## Short task
Filter the data below for the string "that" and copy each matching line.

## Input rows
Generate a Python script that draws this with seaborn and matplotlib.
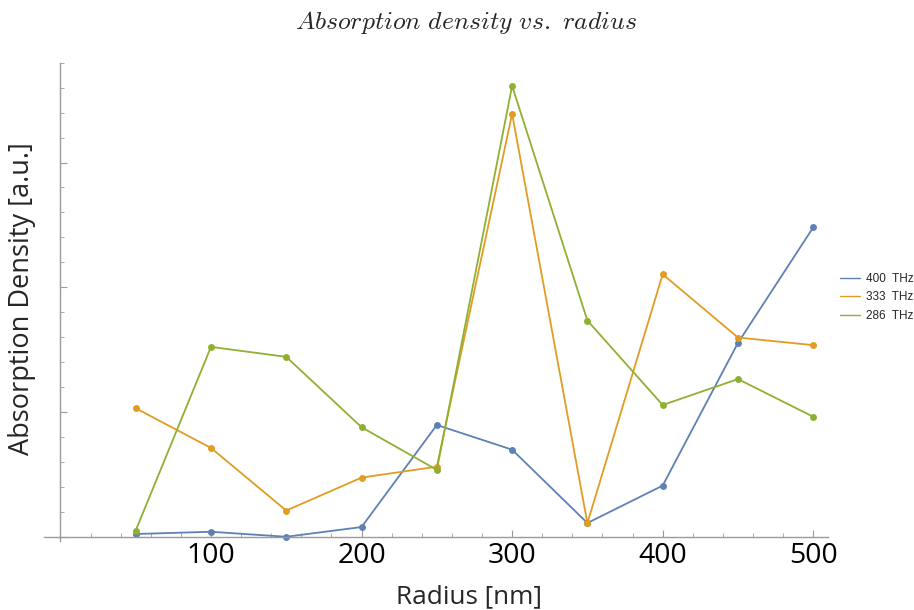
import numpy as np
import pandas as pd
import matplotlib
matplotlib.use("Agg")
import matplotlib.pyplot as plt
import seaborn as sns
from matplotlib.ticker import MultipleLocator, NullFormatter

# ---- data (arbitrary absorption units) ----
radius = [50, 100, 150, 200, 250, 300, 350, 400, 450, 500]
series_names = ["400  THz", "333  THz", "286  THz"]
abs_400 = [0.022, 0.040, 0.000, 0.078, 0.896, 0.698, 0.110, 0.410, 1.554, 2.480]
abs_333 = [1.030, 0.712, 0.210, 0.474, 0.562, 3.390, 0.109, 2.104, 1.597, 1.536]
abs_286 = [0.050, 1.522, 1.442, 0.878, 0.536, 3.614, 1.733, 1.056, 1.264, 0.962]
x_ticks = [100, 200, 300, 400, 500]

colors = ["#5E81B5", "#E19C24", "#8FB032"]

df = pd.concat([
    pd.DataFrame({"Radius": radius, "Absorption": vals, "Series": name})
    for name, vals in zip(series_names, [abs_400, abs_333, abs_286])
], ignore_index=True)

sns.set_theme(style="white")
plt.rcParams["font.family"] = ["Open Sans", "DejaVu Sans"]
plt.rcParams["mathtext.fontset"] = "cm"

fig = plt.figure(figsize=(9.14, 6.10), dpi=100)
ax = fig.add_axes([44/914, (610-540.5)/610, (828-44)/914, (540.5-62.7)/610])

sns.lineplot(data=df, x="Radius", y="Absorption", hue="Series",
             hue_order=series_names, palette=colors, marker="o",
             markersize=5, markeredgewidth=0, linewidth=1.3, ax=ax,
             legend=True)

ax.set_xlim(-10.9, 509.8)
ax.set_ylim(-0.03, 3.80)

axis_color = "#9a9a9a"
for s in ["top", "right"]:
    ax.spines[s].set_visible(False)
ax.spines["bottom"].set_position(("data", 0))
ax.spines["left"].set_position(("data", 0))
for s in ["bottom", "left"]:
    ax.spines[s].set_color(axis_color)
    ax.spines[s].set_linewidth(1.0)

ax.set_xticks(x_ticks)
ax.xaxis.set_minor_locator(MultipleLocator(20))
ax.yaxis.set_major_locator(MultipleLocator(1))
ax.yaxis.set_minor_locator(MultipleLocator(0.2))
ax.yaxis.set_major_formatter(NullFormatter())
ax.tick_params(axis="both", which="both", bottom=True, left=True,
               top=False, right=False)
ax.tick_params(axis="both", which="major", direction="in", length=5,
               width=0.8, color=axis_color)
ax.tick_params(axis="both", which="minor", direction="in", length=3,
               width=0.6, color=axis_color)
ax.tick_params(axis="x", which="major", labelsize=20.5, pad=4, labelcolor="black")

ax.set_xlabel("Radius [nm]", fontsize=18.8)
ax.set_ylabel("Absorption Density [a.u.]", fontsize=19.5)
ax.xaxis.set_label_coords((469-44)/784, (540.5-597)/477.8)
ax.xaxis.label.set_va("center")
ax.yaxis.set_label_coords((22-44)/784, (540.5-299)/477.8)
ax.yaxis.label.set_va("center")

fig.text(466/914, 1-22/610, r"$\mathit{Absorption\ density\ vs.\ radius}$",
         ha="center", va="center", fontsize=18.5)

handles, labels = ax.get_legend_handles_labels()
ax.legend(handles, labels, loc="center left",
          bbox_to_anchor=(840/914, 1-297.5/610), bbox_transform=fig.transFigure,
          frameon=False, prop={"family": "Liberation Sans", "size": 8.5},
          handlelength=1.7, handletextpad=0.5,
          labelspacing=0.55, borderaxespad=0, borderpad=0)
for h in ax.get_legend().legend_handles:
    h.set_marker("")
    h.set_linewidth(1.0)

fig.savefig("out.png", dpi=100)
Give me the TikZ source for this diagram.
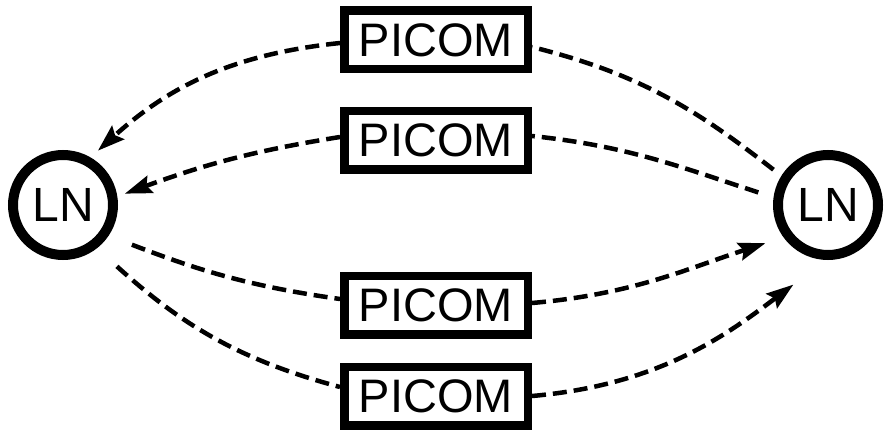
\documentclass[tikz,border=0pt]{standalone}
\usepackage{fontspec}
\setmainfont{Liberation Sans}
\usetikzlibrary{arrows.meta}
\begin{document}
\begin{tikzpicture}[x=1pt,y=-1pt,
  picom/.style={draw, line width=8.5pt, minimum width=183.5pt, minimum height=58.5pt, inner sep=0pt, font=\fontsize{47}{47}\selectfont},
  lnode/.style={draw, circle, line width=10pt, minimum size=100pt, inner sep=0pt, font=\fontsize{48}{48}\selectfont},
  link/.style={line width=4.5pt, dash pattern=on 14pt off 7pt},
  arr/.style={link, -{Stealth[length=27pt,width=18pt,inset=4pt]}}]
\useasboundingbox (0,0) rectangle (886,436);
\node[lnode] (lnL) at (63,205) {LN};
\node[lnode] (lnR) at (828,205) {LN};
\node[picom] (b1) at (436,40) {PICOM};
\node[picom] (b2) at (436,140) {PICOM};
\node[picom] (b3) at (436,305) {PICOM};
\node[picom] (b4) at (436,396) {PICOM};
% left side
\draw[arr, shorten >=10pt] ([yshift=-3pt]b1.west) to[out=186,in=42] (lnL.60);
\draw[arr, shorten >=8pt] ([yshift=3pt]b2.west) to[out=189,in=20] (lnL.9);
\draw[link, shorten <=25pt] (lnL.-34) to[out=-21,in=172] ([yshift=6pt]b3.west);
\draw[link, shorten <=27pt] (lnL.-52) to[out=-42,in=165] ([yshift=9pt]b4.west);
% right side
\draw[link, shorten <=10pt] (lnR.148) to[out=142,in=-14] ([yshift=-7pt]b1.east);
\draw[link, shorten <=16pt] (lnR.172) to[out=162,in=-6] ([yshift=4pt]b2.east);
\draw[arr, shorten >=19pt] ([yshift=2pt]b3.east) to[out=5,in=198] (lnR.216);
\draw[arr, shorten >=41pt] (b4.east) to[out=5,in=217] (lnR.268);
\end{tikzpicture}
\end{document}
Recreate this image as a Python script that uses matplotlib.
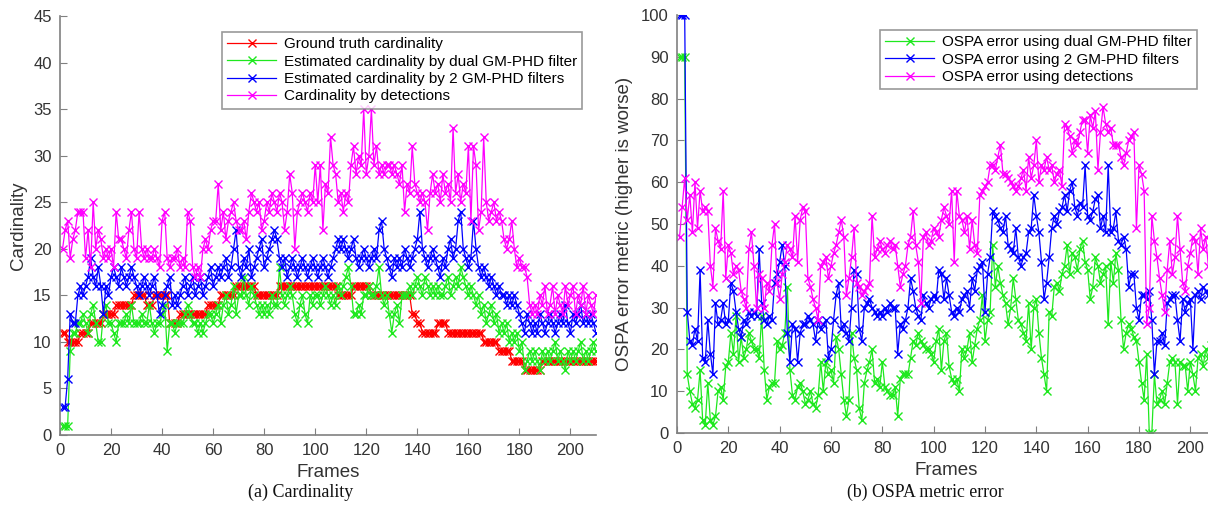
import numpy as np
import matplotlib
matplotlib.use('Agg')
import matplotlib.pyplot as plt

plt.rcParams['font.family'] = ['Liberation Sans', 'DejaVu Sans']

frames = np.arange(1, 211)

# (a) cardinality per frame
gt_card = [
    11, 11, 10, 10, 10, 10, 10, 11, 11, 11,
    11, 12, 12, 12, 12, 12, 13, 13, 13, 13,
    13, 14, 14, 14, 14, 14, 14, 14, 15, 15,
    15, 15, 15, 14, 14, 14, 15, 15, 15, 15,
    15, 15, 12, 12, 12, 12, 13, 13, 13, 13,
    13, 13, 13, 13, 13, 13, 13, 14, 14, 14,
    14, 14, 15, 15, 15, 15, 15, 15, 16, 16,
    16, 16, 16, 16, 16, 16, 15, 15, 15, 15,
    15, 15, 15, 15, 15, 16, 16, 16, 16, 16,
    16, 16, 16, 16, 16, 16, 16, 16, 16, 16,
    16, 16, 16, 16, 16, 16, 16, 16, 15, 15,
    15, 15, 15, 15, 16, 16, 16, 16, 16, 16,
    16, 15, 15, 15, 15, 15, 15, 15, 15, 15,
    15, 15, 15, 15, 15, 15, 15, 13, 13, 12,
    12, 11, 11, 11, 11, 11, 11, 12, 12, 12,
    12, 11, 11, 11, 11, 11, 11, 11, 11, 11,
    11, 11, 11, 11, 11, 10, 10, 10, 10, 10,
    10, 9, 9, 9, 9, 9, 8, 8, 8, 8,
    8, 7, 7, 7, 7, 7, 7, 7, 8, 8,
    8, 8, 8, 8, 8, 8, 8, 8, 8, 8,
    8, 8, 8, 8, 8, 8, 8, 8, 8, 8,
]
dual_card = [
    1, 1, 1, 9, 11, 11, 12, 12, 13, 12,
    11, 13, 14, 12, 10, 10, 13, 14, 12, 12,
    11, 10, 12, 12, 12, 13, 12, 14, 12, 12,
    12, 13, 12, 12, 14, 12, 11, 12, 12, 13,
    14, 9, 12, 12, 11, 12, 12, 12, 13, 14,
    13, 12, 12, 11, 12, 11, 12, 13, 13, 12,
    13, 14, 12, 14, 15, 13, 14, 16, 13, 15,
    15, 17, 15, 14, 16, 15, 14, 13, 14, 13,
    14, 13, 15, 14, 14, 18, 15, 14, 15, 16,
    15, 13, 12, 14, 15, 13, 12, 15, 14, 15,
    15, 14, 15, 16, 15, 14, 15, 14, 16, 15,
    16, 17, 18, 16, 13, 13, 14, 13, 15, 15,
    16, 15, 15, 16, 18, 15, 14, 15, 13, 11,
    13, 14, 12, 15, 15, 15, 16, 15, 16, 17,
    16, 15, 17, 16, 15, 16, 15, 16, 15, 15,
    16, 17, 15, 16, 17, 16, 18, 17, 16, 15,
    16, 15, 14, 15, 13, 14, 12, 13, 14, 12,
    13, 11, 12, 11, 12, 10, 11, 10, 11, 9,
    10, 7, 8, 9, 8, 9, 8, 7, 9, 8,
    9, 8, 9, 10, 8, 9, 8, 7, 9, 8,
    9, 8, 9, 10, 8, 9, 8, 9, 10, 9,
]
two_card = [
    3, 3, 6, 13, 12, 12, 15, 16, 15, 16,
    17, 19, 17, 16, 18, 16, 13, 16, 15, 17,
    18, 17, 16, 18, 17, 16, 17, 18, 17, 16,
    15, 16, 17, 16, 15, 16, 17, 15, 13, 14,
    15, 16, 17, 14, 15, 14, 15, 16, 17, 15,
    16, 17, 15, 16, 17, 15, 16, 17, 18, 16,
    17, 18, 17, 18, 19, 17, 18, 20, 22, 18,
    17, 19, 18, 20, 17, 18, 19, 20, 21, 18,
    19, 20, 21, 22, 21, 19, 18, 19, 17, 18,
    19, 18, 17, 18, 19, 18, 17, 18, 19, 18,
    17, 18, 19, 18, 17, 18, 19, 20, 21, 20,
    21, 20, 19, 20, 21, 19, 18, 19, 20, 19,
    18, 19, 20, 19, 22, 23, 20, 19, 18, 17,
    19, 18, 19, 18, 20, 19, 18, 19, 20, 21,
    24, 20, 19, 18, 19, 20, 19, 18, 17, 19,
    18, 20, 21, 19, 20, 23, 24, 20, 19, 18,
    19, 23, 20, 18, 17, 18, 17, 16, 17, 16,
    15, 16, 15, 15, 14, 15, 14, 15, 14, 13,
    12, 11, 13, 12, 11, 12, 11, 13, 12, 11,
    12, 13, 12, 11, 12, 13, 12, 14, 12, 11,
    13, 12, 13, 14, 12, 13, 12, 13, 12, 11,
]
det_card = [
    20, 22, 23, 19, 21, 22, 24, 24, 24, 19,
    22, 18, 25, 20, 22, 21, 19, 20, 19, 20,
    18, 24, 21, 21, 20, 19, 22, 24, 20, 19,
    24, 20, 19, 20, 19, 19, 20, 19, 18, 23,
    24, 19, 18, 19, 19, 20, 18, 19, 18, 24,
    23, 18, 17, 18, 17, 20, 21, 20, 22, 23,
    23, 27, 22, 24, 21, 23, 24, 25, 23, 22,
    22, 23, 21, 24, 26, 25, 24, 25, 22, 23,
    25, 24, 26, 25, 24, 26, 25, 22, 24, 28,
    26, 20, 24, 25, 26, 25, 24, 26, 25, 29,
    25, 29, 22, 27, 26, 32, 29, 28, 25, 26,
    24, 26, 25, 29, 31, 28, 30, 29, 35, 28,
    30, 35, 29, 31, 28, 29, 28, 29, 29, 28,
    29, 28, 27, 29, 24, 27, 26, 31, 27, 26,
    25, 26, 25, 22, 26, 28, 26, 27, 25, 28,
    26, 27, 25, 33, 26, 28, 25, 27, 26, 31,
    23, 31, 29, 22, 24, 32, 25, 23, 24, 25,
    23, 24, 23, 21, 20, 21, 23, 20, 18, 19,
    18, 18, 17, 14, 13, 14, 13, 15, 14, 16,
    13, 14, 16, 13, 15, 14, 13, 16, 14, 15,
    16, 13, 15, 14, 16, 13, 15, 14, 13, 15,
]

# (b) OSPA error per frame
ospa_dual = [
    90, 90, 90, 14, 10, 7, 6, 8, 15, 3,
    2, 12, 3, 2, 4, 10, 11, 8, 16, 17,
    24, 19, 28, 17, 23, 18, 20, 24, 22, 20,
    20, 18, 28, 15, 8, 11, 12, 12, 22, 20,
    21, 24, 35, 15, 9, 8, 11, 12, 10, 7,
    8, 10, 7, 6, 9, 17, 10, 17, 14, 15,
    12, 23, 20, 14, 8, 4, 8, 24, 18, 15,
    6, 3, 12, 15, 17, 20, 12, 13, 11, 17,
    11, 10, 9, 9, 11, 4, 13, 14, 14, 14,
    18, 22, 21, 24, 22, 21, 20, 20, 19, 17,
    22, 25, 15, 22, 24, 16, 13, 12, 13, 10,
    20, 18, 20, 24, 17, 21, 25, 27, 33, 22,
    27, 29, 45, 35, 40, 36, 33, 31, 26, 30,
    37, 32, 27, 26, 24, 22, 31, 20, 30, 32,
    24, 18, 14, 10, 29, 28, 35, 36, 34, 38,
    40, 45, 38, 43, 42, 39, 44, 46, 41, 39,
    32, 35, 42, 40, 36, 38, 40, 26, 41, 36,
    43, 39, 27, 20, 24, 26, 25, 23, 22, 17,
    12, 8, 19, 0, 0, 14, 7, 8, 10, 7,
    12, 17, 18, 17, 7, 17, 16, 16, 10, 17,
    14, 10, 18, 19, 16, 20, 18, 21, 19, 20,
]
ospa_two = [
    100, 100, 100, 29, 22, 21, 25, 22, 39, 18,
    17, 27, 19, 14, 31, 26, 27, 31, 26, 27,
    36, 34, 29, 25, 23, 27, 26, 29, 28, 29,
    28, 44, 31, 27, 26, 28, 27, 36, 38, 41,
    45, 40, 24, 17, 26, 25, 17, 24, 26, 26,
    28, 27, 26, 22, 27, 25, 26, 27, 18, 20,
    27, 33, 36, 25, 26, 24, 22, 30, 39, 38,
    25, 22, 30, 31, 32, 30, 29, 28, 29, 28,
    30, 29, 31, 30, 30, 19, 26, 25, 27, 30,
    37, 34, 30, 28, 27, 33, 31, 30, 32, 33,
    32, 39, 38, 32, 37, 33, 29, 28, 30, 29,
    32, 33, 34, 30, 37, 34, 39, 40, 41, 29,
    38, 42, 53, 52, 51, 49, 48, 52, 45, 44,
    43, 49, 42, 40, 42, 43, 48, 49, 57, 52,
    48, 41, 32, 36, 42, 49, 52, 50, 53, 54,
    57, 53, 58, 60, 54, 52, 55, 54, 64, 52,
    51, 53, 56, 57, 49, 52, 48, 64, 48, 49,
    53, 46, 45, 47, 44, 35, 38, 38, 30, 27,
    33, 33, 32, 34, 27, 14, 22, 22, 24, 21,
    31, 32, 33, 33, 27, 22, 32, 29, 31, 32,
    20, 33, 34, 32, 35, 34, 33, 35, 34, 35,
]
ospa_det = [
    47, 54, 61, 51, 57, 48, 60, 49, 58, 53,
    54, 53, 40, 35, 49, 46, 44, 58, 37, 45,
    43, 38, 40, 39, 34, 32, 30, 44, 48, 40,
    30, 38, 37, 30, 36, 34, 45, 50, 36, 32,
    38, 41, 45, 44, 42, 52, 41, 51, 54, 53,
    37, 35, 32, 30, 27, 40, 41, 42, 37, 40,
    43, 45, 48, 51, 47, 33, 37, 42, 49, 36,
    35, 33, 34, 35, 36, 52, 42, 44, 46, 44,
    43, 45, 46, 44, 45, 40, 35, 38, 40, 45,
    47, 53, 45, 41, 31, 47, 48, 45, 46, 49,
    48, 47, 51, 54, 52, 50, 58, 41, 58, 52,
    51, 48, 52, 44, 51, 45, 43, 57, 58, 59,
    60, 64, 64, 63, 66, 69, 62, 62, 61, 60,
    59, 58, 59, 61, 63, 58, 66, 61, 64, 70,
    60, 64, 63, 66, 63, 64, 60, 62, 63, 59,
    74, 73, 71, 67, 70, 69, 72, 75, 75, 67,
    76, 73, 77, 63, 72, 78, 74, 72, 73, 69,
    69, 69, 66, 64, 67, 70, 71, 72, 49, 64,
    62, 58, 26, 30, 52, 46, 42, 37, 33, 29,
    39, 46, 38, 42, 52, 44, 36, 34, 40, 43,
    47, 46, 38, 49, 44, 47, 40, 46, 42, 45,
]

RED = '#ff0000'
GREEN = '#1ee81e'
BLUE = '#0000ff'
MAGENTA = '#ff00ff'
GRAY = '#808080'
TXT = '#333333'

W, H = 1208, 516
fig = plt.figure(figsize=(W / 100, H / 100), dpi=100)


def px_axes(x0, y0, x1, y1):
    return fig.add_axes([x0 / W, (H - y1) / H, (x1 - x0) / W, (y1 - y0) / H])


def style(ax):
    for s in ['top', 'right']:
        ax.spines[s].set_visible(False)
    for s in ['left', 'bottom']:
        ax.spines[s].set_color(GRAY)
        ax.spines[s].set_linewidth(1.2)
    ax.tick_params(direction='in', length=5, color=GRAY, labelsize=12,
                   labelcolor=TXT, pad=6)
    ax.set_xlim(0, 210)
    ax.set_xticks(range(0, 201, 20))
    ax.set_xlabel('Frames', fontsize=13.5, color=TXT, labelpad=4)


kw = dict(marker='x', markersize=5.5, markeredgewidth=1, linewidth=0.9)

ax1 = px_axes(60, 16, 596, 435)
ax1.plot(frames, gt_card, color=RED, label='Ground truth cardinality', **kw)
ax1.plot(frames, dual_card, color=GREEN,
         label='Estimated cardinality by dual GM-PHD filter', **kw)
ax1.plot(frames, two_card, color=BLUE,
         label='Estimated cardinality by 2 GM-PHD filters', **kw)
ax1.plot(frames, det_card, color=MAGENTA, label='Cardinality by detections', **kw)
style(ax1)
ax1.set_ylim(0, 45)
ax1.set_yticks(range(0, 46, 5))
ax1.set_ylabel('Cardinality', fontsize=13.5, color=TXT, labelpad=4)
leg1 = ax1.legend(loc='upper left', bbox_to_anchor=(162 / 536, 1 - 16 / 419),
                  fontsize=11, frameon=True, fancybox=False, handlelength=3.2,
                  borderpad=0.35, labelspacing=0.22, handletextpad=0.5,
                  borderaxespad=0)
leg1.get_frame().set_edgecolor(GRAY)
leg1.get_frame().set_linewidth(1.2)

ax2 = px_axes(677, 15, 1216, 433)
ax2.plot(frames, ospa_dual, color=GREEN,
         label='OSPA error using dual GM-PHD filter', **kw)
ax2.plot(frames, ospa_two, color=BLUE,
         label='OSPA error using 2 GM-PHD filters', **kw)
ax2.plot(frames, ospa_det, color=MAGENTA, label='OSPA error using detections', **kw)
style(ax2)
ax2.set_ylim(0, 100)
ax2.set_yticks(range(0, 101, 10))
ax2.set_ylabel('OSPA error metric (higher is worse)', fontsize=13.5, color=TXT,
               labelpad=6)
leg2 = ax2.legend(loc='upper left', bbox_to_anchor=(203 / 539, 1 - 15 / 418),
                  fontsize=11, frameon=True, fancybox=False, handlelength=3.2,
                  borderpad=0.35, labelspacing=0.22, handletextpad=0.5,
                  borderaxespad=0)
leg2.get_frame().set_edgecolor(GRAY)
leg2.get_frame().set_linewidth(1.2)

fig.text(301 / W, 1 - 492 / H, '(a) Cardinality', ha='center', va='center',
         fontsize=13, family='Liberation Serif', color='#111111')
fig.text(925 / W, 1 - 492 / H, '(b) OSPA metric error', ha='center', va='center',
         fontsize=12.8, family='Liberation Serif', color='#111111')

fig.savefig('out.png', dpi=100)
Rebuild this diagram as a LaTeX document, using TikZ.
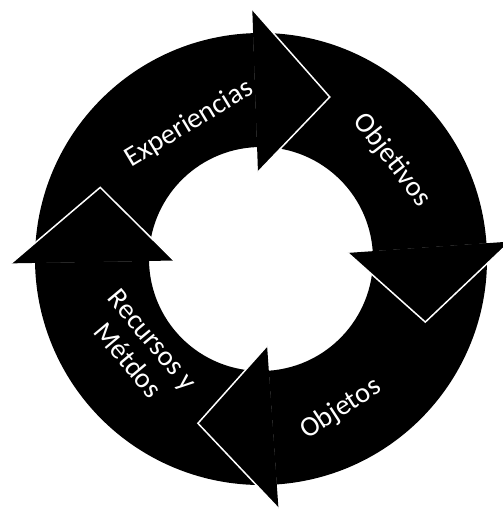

## Task output
Generate a Python script that draws this with seaborn and matplotlib.
Recreate this image as a Python script that uses matplotlib.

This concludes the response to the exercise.